There’s been a hot geographic trend of late, with demand for this sort of service in Asia-Pacific both strong and growing. This may be attributable to the region’s relatively resilient performance in the downturn, or possibly because few corporations there do not have (or cannot justify) the technology resources to translate their existing payment message formats in-house.[[[PAGE]]]
Missing links
The translation of file formats is, in itself, often an extremely demanding task given the business-critical nature of payments processing, exhaustive testing and fine-tuning that is required. However, a further potential snag is that the proprietary message format the client is using may be missing some of the critical pieces of data required to process it. This often arises where a client wants its new transaction bank to accept payment messages in the format used by its previous provider. It’s usually only then that it emerges that the previous provider allowed data to be omitted from messages because it already had the necessary data (perhaps payee account numbers) stored elsewhere in a static profile. If the new provider cannot access that static data, then it’s time for some re-engineering...
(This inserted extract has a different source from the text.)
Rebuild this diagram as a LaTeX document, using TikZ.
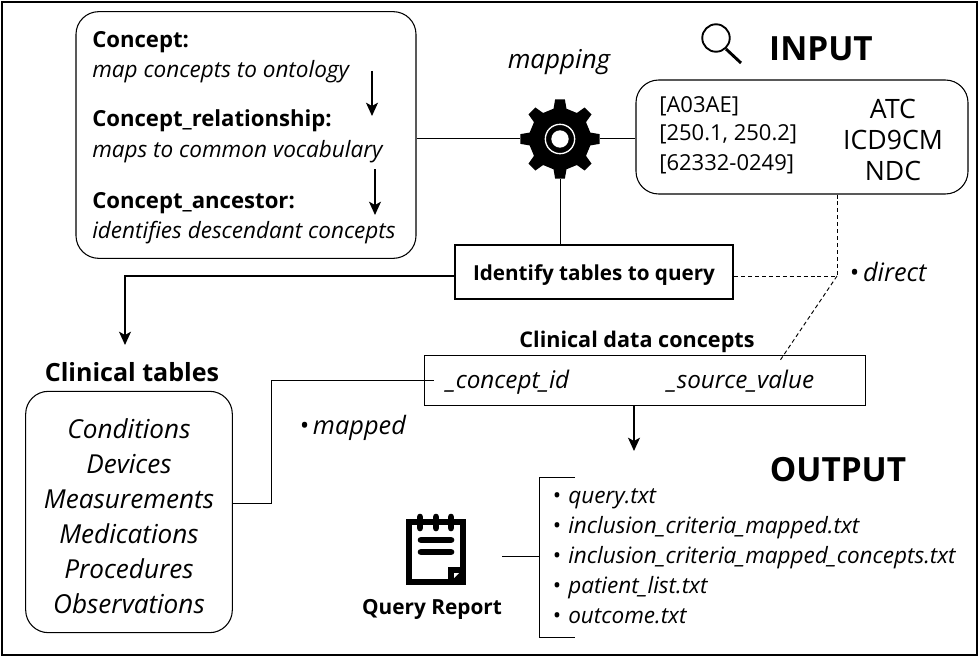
\documentclass[tikz,border=0pt]{standalone}
\usepackage{fontspec}
\setmainfont{Open Sans}
\usetikzlibrary{arrows.meta}
\tikzset{
  lbl/.style={inner sep=0pt, anchor=base west},
  bigit/.style={font=\fontsize{19.6}{26.25}\selectfont\itshape, align=center, inner sep=0pt},
  smallit/.style={lbl, font=\fontsize{16.9}{20}\selectfont\itshape},
  smallbf/.style={lbl, font=\fontsize{16.6}{20}\selectfont\bfseries},
  fileit/.style={lbl, font=\fontsize{16.9}{20}\selectfont\itshape},
  head/.style={font=\fontsize{25}{30}\selectfont\bfseries, inner sep=0pt},
  rbox/.style={draw, line width=0.8pt, rounded corners=17pt},
  conn/.style={line width=0.75pt},
  dashconn/.style={line width=0.7pt, dash pattern=on 3pt off 2.2pt},
  arr/.style={line width=1pt, -{Stealth[length=10pt,width=9pt,inset=2.5pt]}}
}
\newcommand{\bul}[1]{\makebox[12pt][l]{\textbullet}#1}
\begin{document}
\begin{tikzpicture}[x=0.75pt,y=-0.75pt]
    \useasboundingbox (0,0) rectangle (979,660);
    \draw[line width=1.2pt] (2,2) rectangle (977,655);
    % top left box
    \node[rbox, minimum width=255pt, minimum height=185pt] (CB) at (246,135) {};
    \node[smallbf] (C1) at (92,48) {Concept:};
    \node[smallit] (C1t) at (92,78) {map concepts to ontology};
    \node[smallbf] (C2) at (92,127) {Concept\_relationship:};
    \node[smallit] (C2t) at (92,157) {maps to common vocabulary};
    \node[smallbf] (C3) at (92,208) {Concept\_ancestor:};
    \node[smallit] (C3t) at (92,238) {identifies descendant concepts};
    \coordinate (A1s) at (372,71);
    \coordinate (A1e) at (372,116);
    \coordinate (A2s) at (375,169);
    \coordinate (A2e) at (375,215);
    \draw[arr] (A1s) -- (A1e);
    \draw[arr] (A2s) -- (A2e);
    % gear
    \coordinate (G) at (560,139);
    \fill[shift={(G)}] (-12:31)
      \foreach \a in {0,45,...,315} {
        -- (\a-12:31) -- (\a-7:40) -- (\a+7:40) -- (\a+12:31)
      } -- cycle;
    \node[circle, draw=white, line width=1pt, fill=black, minimum size=22pt, inner sep=0pt] (GO) at (G) {};
    \node[circle, fill=white, minimum size=13pt, inner sep=0pt] (GI) at (G) {};
    \node[circle, minimum size=60pt, inner sep=0pt] (GEAR) at (G) {};
    \node[font=\fontsize{19.5}{24}\selectfont\itshape, inner sep=0pt] (MAP) at (559,62) {mapping};
    % input
    \draw[line width=1.4pt] (716,38) circle[radius=10.3pt];
    \draw[line width=2.2pt] (726,49) -- (741,63);
    \node[head] (IN) at (821,49) {INPUT};
    \node[rbox, minimum width=249pt, minimum height=85.5pt] (IB) at (802,137) {};
    \node[lbl, font=\fontsize{16.5}{22}\selectfont] (L1) at (659,113) {[A03AE]};
    \node[lbl, font=\fontsize{16.5}{22}\selectfont] (L2) at (659,141) {[250.1, 250.2]};
    \node[lbl, font=\fontsize{16.5}{22}\selectfont] (L3) at (659,171) {[62332-0249]};
    \node[font=\fontsize{20}{23}\selectfont, align=center, inner sep=0pt] (VOC) at (893,140) {ATC\\ICD9CM\\NDC};
    \draw[conn] (CB.east |- G) -- (GEAR.west);
    \draw[conn] (GEAR.east) -- (IB.west |- G);
    % identify box
    \node[draw, line width=1.4pt, minimum width=209pt, minimum height=41pt, inner sep=0pt, font=\fontsize{15.5}{20}\selectfont\bfseries] (ID) at (594,272) {\raisebox{-6pt}[0pt][0pt]{Identify tables to query}};
    \draw[conn] (GEAR.south) -- (G |- ID.north);
    \coordinate (J) at (837,276);
    \draw[dashconn] (IB.south -| J) -- (J);
    \draw[dashconn] (ID.east |- J) -- (J);
    \coordinate (H) at (779,362);
    \draw[dashconn] (J) -- (H);
    \node[lbl, font=\fontsize{19}{24}\selectfont\itshape] (DIR) at (849,281) {\textbullet\,direct};
    % clinical tables
    \coordinate (T) at (125,276);
    \draw[arr] (ID.west |- T) -- (T) -- (125,345);
    \node[font=\fontsize{18.8}{24}\selectfont\bfseries, inner sep=0pt] (CT) at (132,372) {Clinical tables};
    \node[rbox, minimum width=155pt, minimum height=181pt, inner sep=0pt] (TB) at (129,512) {};
    \node[bigit] (TT) at (129,516.5) {Conditions\\Devices\\Measurements\\Medications\\Procedures\\Observations};
    \node[lbl, font=\fontsize{19}{24}\selectfont\itshape] (MP) at (299,434) {\textbullet\,mapped};
    % data concepts
    \node[font=\fontsize{16.2}{20}\selectfont\bfseries, inner sep=0pt] (DC) at (637,342) {Clinical data concepts};
    \node[draw, line width=0.6pt, minimum width=331pt, minimum height=37.5pt, inner sep=0pt] (DB) at (645,380) {};
    \node[lbl, font=\fontsize{18.2}{20}\selectfont\itshape] (CID) at (446,388) {\_concept\_id};
    \node[lbl, font=\fontsize{18.2}{20}\selectfont\itshape] (SRC) at (667,388) {\_source\_value};
    \coordinate (CL) at (434,380);
    \draw[conn] (TB.east |- 0,503) -- (271,503) -- (271,380) -- (CL);
    \draw[arr] (DB.south -| 634,0) -- (634,451);
    % output
    \node[head] (OUT) at (838,470) {OUTPUT};
    \coordinate (BT) at (575,477);
    \coordinate (BB) at (575,637);
    \draw[conn] (BT) -- (539,477) -- (539,637) -- (BB);
    \node[fileit] (F1) at (552,503) {\bul{query.txt}};
    \node[fileit] (F2) at (552,533) {\bul{inclusion\_criteria\_mapped.txt}};
    \node[fileit] (F3) at (552,563) {\bul{inclusion\_criteria\_mapped\_concepts.txt}};
    \node[fileit] (F4) at (552,593) {\bul{patient\_list.txt}};
    \node[fileit] (F5) at (552,623) {\bul{outcome.txt}};
    % query report icon
    \draw[line width=4pt, line join=miter] (409,522) rectangle (463,582);
    \fill (448,567) rectangle (466,585);
    \fill[white] (454,578) -- (459,573) -- (454,573) -- cycle;
    \foreach \x in {420,436,451} \draw[line width=5pt, line cap=round] (\x,517) -- (\x,528);
    \draw[line width=5pt, line cap=round] (421,540) -- (451,540);
    \draw[line width=5pt, line cap=round] (421,552) -- (451,552);
    \node[font=\fontsize{15.6}{18}\selectfont\bfseries, inner sep=0pt] (QR) at (432,609) {Query Report};
    \coordinate (QL) at (502,556);
    \draw[conn] (QL) -- (QL -| 539,0);
\end{tikzpicture}
\end{document}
This type of situation throws a considerable burden on banks’ technology personnel, which is one reason why the expertise and experience of those personnel is mission-critical in a new payment system implementation. Any competent professionals will quickly spot and highlight potential problems and possible workarounds, no matter whether proprietary or common standards are being used. However, even the most expert analysis and implementation takes time, so the temptation to adopt over-optimistic project timelines should be resisted. Where proprietary standards are involved, it is seldom that one comes across a ‘welcomes the format A maps straight to format B scenario’. Even where both client and bank are already using ISO 20022, thorough due diligence and testing will still be required.
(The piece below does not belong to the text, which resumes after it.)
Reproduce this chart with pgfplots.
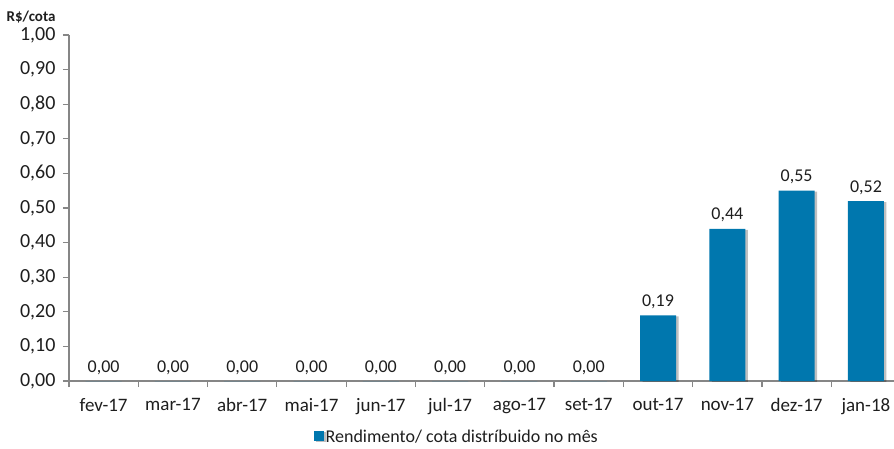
\documentclass[border=0pt]{standalone}
\usepackage{pgfplots}
\pgfplotsset{compat=1.18}
\usetikzlibrary{shadows}
\usepackage{fontspec}
\setmainfont{Carlito}
\definecolor{barblue}{RGB}{0,119,174}
\definecolor{axgray}{RGB}{134,134,134}
\definecolor{txt}{RGB}{30,30,30}

\begin{document}
\begin{tikzpicture}
  \begin{axis}[
      at={(69pt,67pt)}, anchor=south west,
      scale only axis,
      width=825pt, height=346pt,
      ybar, bar width=0.52,
      xmin=-0.5, xmax=11.405,
      ymin=0, ymax=1,
      ytick={0,0.1,...,1.01},
      xtick={0,...,11},
      xticklabels={fev-17,mar-17,abr-17,mai-17,jun-17,jul-17,ago-17,set-17,out-17,nov-17,dez-17,jan-18},
      minor xtick={-0.5,0.5,...,11.5},
      axis x line*=bottom,
      axis y line*=left,
      axis line style={draw=axgray, line width=1.2pt, -},
      tick align=outside,
      tick style={draw=axgray, line width=1.2pt},
      major tick length=6pt,
      minor tick length=6pt,
      major x tick style={draw=none},
      tick label style={text=txt},
      yticklabel style={font=\fontsize{20}{23}\selectfont, xshift=-4pt},
      xticklabel style={font=\fontsize{19}{22}\selectfont, yshift=-8pt},
      /pgf/number format/.cd, fixed, fixed zerofill, precision=2, use comma, assume math mode=true,
      /pgfplots/.cd,
      ylabel={\textbf{R\$/cota}},
      ylabel style={rotate=-90, at={(rel axis cs:0,1)}, anchor=south east,
        xshift=-10pt, yshift=8pt, font=\fontsize{15}{18}\selectfont, text=txt},
      nodes near coords,
      nodes near coords style={font=\fontsize{18}{21}\selectfont, text=txt, yshift=3pt,
        /pgf/number format/.cd, fixed, fixed zerofill, precision=2, use comma, assume math mode=true},
      legend style={at={(0.47,-0.162)}, anchor=center, draw=none, fill=none,
        font=\fontsize{18}{21}\selectfont, text=txt},
      legend image code/.code={\fill[barblue] (0pt,-4pt) rectangle (10pt,6pt);},
    ]
    \addplot[draw=none, fill=barblue,
      drop shadow={shadow xshift=2.5pt, shadow yshift=-1pt, opacity=0.25, fill=black}] coordinates {
      (0,0) (1,0) (2,0) (3,0) (4,0) (5,0) (6,0) (7,0)
      (8,0.19) (9,0.44) (10,0.55) (11,0.52)
    };
    \legend{Rendimento/ cota distríbuido no mês}
  \end{axis}
  \pgfresetboundingbox
  \path[use as bounding box] (0,0) rectangle (894pt,448pt);
\end{tikzpicture}
\end{document}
The skill level of providers in the area of payment format translation and migration is now regarded by many potential clients as a deal maker/breaker. As a result, client selection processes increasingly include some serious tyre-kicking in this area; in some cases involving rigorous and detailed face-to-face interviews with bank technology personnel. The typical client expectation today is that bank resources will have in-depth knowledge of the various file formats and how they should be populated.
Software support
One of the factors that obviously has a major effect on the adoption of ISO 20022 is the degree to which ERP, treasury management and other system vendors support it. The good news is that many vendors (of treasury management systems in particular) are definitely offering increasing support for the standard - as are the major ERP vendors. Therefore, some organisations may happily find themselves pushing at an open door, with their existing technology vendors already moving in the desired direction and so making a major re-engineering project on their existing payment file format unnecessary.
Right now, both payment standards and payment format migration are looking good.
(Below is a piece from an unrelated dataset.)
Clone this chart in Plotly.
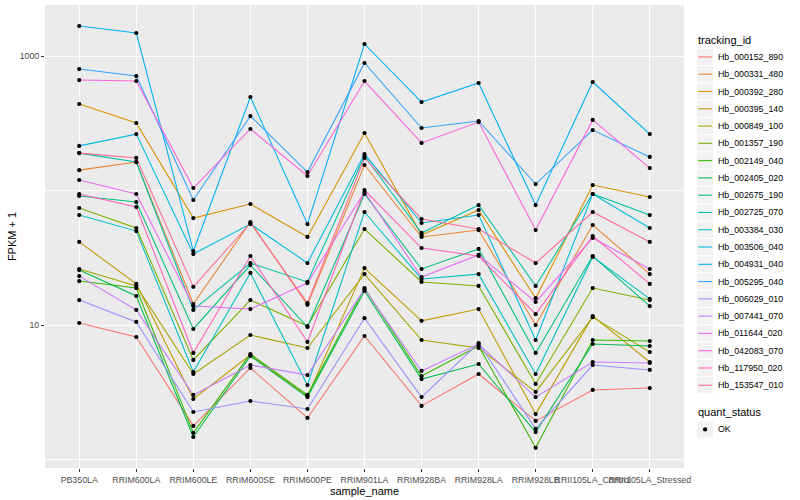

That said, most vendors still have a way to go. For example, very few ERP systems are currently capable of natively generating an XML file that handles global payments transactions, although the majority have now developed the capabilities to support SEPA credit transfers and direct debits. As a result, a growing number of corporates currently sending XML payments to their banks are using middleware technology, or tools within the systems they have, to extract the data from their ERP or treasury management systems and generate the XML messages.
This situation is probably one of the reasons for the rather lop-sided adoption of ISO 20022 by corporates. On the one hand, they are happy to send banks transaction data in XML format. On the other, they are often rather less keen to receive it back. But this is changing. While the past three to four years have mostly seen a rise in the uptake of XML for payment instructions, more recently corporates have also wanted to start using it for information reporting, bank account data or accounts receivable reconciliation.
Balancing act
One of the most vital factors in getting a standard such as ISO 20022 to stick is striking a balance between functionality and stability. While adding enhancements that increase the functional capabilities of a standard is obviously desirable, this has to be weighed against the practicalities of everyday production use. Corporations do not want to be stuck with a never-ending payments re-engineering overhead because they have to keep up with a perpetually changing standard. Fortunately, this point has not been lost on the ISO 20022 Payment Standards Evaluation Group, which has decided that requests for changes submitted in 2010 will not be released in 2011, but will rather be included in the new version release in 2012.
Backward compatibility and support are related matters that also concern many corporations. For that reason, corporations that have implemented versions of the payments initiation standard published prior to 2009 are highly unlikely to be compelled to migrate to the current versions released in 2009. (The Payment Standards Evaluation Group has no plans to deprecate older versions, but they are ‘archived’ on the ISO 20022 site.) Furthermore, banks have made it very clear that because of the corporate concerns mentioned above, multiple versions of the standard will need to be supported.
Conclusion
Right now, both payment standards and payment format migration are looking good. ISO 20022 has clearly bedded in successfully and its future evolution looks stable. From the perspective of corporates already using, or planning to use the standard, the opportunity to influence that evolution to some extent depends on their choice of bank. Some banks are highly involved in the development of the standard and contribute significant resources and expertise, so are well-placed to influence its progression with client feedback.
For those not intending to natively adopt ISO 20022 in the immediate future, other considerations apply. Format translation capabilities probably top the wish list, and on the plus-side the ability of banks to translate and handle even arcane payment formats has generally continued to improve. In fact, the top banks in this space can now make the translation of proprietary formats to standard ones largely painless from the corporate client’s perspective. Their experience and expertise both in terms of technology and across the whole gamut of corporate business models/sizes will massively influence the speed and efficiency of both their initial analysis and the final implementation.